FedEx: shares plunge after another profit warning
(CercleFinance.com) - FedEx issued another profit warning late on Tuesday, blaming higher-than-expected expenses and weak economic conditions, which sent its shares plunging over 9% in early trading on Wednesday.
The company, considered as a bellwether of US economic strength, said it now forecasts fiscal 2020 earnings of 10.25 dollars to 11.50 dollars per share, below the consensus of 12 dollars.
FedEx posted second-quarter earnings of 560 million dollars, or 2.13 dollars per share, compared with profit of 935 million dollars, or 3.51 dollars per share a year ago.

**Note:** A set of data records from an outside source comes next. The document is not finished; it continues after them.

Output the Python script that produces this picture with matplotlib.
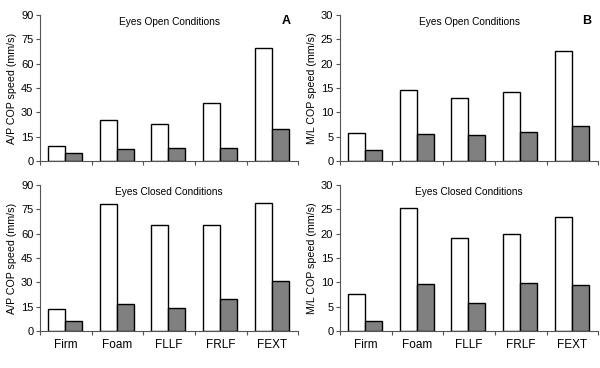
import numpy as np
import matplotlib.pyplot as plt

plt.rcParams['font.family'] = ['Liberation Sans', 'DejaVu Sans']

conditions = ['Firm', 'Foam', 'FLLF', 'FRLF', 'FEXT']

# panel A: A/P COP speed
ap_open_white = [9.3, 25.5, 22.8, 35.8, 69.7]
ap_open_grey = [5.1, 7.6, 8.0, 8.0, 19.9]
ap_closed_white = [13.6, 78.4, 65.4, 65.2, 78.6]
ap_closed_grey = [6.2, 16.7, 14.0, 19.7, 31.0]

# panel B: M/L COP speed
ml_open_white = [5.8, 14.6, 12.9, 14.2, 22.5]
ml_open_grey = [2.2, 5.5, 5.3, 6.0, 7.1]
ml_closed_white = [7.5, 25.3, 19.1, 19.9, 23.5]
ml_closed_grey = [2.1, 9.7, 5.7, 9.8, 9.4]

fig = plt.figure(figsize=(6, 3.68), dpi=100)

panels = [
    ([0.067, 0.5625, 0.43, 0.397], ap_open_white, ap_open_grey, 90, 15,
     'A/P COP speed (mm/s)', 'Eyes Open Conditions', 'A', False),
    ([0.567, 0.5625, 0.43, 0.397], ml_open_white, ml_open_grey, 30, 5,
     'M/L COP speed (mm/s)', 'Eyes Open Conditions', 'B', False),
    ([0.067, 0.1005, 0.43, 0.397], ap_closed_white, ap_closed_grey, 90, 15,
     'A/P COP speed (mm/s)', 'Eyes Closed Conditions', None, True),
    ([0.567, 0.1005, 0.43, 0.397], ml_closed_white, ml_closed_grey, 30, 5,
     'M/L COP speed (mm/s)', 'Eyes Closed Conditions', None, True),
]

x = np.arange(len(conditions))
w = 0.33
for rect, white, grey, ymax, step, ylab, title, letter, show_x in panels:
    ax = fig.add_axes(rect)
    ax.bar(x + 0.485 - w / 2, white, w, color='white', edgecolor='black', linewidth=1.0)
    ax.bar(x + 0.485 + w / 2, grey, w, color='#808080', edgecolor='black', linewidth=1.0)
    ax.set_xlim(0, len(conditions))
    ax.set_ylim(0, ymax)
    ax.set_yticks(np.arange(0, ymax + 1, step))
    ax.set_xticks(np.arange(len(conditions) + 1))
    ax.set_xticklabels([])
    ax.set_xticks(x + 0.5, minor=True)
    if show_x:
        ax.set_xticklabels(conditions, minor=True)
    ax.tick_params(axis='x', which='minor', length=0, labelsize=8.5, pad=6)
    ax.tick_params(axis='both', which='major', length=3, width=0.8, color='#555555', labelsize=8, pad=2)
    for s in ['top', 'right']:
        ax.spines[s].set_visible(False)
    for s in ['left', 'bottom']:
        ax.spines[s].set_color('#555555')
        ax.spines[s].set_linewidth(0.8)
    ax.set_ylabel(ylab, fontsize=7.7, labelpad=3)
    ax.text(0.5, 0.985, title, transform=ax.transAxes, ha='center', va='top', fontsize=7.3)
    if letter:
        ax.text(0.955, 1.0, letter, transform=ax.transAxes, ha='center', va='top',
                fontsize=9, fontweight='bold')

fig.savefig('out.png', dpi=100)
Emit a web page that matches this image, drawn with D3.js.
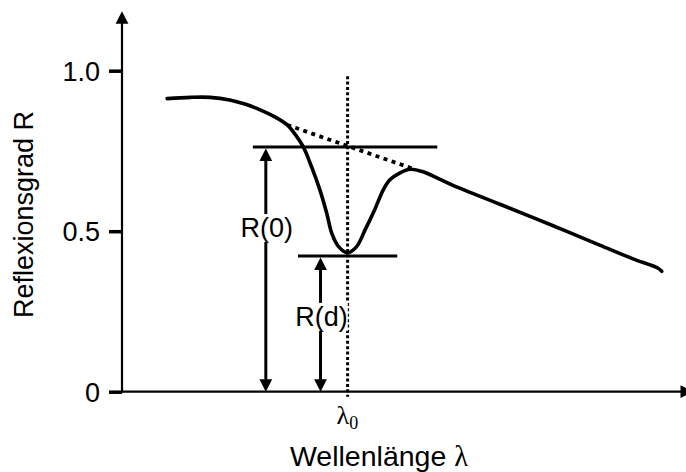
<!DOCTYPE html>
<html>
<head>
<meta charset="utf-8">
<title>Reflexionsgrad</title>
<script src="https://cdn.jsdelivr.net/npm/d3@7"></script>
<style>
  body { margin: 0; background: #fff; }
  svg { display: block; font-family: 'Liberation Sans', Arial, sans-serif; }
  .axis text { font-size: 27px; fill: #000; }
  .axis line { stroke: #000; stroke-width: 3.5; }
  .lbl { font-size: 27px; fill: #000; }
</style>
</head>
<body>
<svg id="chart" width="686" height="472"></svg>
<script>
// measured spectrum, wavelength in arbitrary units (0..100)
var wavelength = [8.0, 12.1, 15.6, 19.1, 21.8, 24.5, 27.1, 29.3, 30.3, 32.1, 33.6, 35.1, 36.3, 37.2, 38.4, 40.0,
                  41.6, 43.1, 44.9, 46.3, 47.5, 49.3, 51.1, 53.4, 56.1, 58.7, 67.0, 75.9, 84.8, 90.6, 94.9, 95.7];
var reflectance = [0.913, 0.917, 0.917, 0.909, 0.896, 0.878, 0.856, 0.831, 0.811, 0.764, 0.701, 0.628, 0.556, 0.493, 0.452, 0.433,
                   0.452, 0.504, 0.571, 0.628, 0.660, 0.682, 0.693, 0.685, 0.664, 0.643, 0.584, 0.521, 0.456, 0.414, 0.386, 0.375];

// reflectance without the dip (dotted)
var baseWavelength = [29.3, 51.7];
var baseReflectance = [0.831, 0.694];

// annotation values
var lambda0 = 40;
var r0 = 0.762, rd = 0.423;
var r0Span = [23.2, 55.9], rdSpan = [31.2, 48.8];
var r0ArrowAt = 25.5, rdArrowAt = 35.2;
var r0LabelAt = 0.482, rdLabelAt = 0.205;

var yTicks = [0, 0.5, 1];
var yTickLabels = ["0", "0.5", "1.0"];

var svg = d3.select("#chart");

var x = d3.scaleLinear().domain([0, 100]).range([122, 686]);
var y = d3.scaleLinear().domain([0, 1]).range([391.7, 70.7]);

function arrowHead(tx, ty, angle) {
  svg.append("path")
    .attr("d", "M0,0 L-12.5,-6.4 L-12.5,6.4 Z")
    .attr("transform", "translate(" + tx + "," + ty + ") rotate(" + angle + ")")
    .attr("fill", "#000");
}

// axes
var yAxis = svg.append("g")
  .attr("class", "axis")
  .attr("transform", "translate(" + x(0) + ",0)")
  .call(d3.axisLeft(y).tickValues(yTicks)
    .tickFormat(function (d, i) { return yTickLabels[i]; })
    .tickSize(13).tickPadding(9));
yAxis.select(".domain").remove();
yAxis.selectAll("text").attr("dy", "0.35em").attr("font-family", "'Liberation Sans', Arial, sans-serif");

svg.append("line")
  .attr("x1", x(0)).attr("x2", x(0))
  .attr("y1", y(0) + 1).attr("y2", y(1.15))
  .attr("stroke", "#000").attr("stroke-width", 2.2);
arrowHead(x(0), y(1.185), -90);

svg.append("line")
  .attr("x1", x(0)).attr("x2", 682)
  .attr("y1", y(0)).attr("y2", y(0))
  .attr("stroke", "#000").attr("stroke-width", 2.2);
arrowHead(693, y(0), 0);

// lambda0 marker
svg.append("line")
  .attr("x1", x(lambda0)).attr("x2", x(lambda0))
  .attr("y1", y(0.983)).attr("y2", y(-0.016))
  .attr("stroke", "#000").attr("stroke-width", 3)
  .attr("stroke-dasharray", "3,2.4");

// undisturbed reflectance
svg.append("path")
  .datum(d3.zip(baseWavelength, baseReflectance))
  .attr("d", d3.line().x(function (d) { return x(d[0]); }).y(function (d) { return y(d[1]); }))
  .attr("fill", "none").attr("stroke", "#000")
  .attr("stroke-width", 3.8).attr("stroke-dasharray", "4,4.5");

// spectrum
var line = d3.line()
  .x(function (d) { return x(d[0]); })
  .y(function (d) { return y(d[1]); })
  .curve(d3.curveCatmullRom.alpha(0.5));

svg.append("path")
  .datum(d3.zip(wavelength, reflectance))
  .attr("d", line)
  .attr("fill", "none").attr("stroke", "#000")
  .attr("stroke-width", 3.6).attr("stroke-linejoin", "round").attr("stroke-linecap", "round");

// R(0) and R(d) levels
[[r0, r0Span], [rd, rdSpan]].forEach(function (p) {
  svg.append("line")
    .attr("x1", x(p[1][0])).attr("x2", x(p[1][1]))
    .attr("y1", y(p[0])).attr("y2", y(p[0]))
    .attr("stroke", "#000").attr("stroke-width", 3);
});

function dimension(at, top, label, labelAt) {
  var xp = x(at);
  svg.append("line")
    .attr("x1", xp).attr("x2", xp)
    .attr("y1", y(top) + 12).attr("y2", y(0) - 12)
    .attr("stroke", "#000").attr("stroke-width", 3);
  arrowHead(xp, y(top) + 1.5, -90);
  arrowHead(xp, y(0), 90);

  var g = svg.append("g");
  var t = g.append("text")
    .attr("class", "lbl")
    .attr("x", xp + 1).attr("y", y(labelAt))
    .attr("text-anchor", "middle")
    .text(label);
  var b = t.node().getBBox();
  g.insert("rect", "text")
    .attr("x", b.x).attr("y", b.y + 1)
    .attr("width", b.width).attr("height", b.height - 2)
    .attr("fill", "#fff");
}
dimension(r0ArrowAt, r0, "R(0)", r0LabelAt);
dimension(rdArrowAt, rd, "R(d)", rdLabelAt);

// labels
var l0 = svg.append("text")
  .attr("x", x(lambda0) - 11).attr("y", 423.5)
  .attr("font-family", "'Liberation Serif', 'Times New Roman', serif")
  .attr("font-size", 26);
l0.append("tspan").text("λ");
l0.append("tspan").attr("font-size", 18).attr("dy", 5).text("0");

var xl = svg.append("text")
  .attr("class", "lbl")
  .attr("font-size", 28.5).style("font-size", "28.5px")
  .attr("x", 379).attr("y", 466)
  .attr("text-anchor", "middle");
xl.append("tspan").text("Wellenlänge ");
xl.append("tspan").attr("font-family", "'Liberation Serif', 'Times New Roman', serif").text("λ");

svg.append("text")
  .attr("class", "lbl")
  .attr("transform", "translate(33,214.5) rotate(-90)")
  .attr("text-anchor", "middle")
  .text("Reflexionsgrad R");
</script>
</body>
</html>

FedEx cited the increase in costs from expanded service offerings, the loss of business from a large customer, a continuing mix shift to lower-yielding services and a more competitive pricing environment.
In addition, the later timing of the Thanksgiving holiday resulted in the shifting of Cyber Week into December, which negatively impacted quarterly results, it said.
With FedEx shares - which have stalled this year compared to a 27% rise in the S&P 500 index, down 9% this morning, some analysts tried to maintain a positive view on the stock.
"It really does seem like this is the bottom," said Credit Suisse, which is sticking to an "outperform" rating on the share - saying favourable outcomes for Brexit and the China trade deal are catalysts for upside.
"The bottom line, we think this could be a good stock as we head into 2020," the broker said.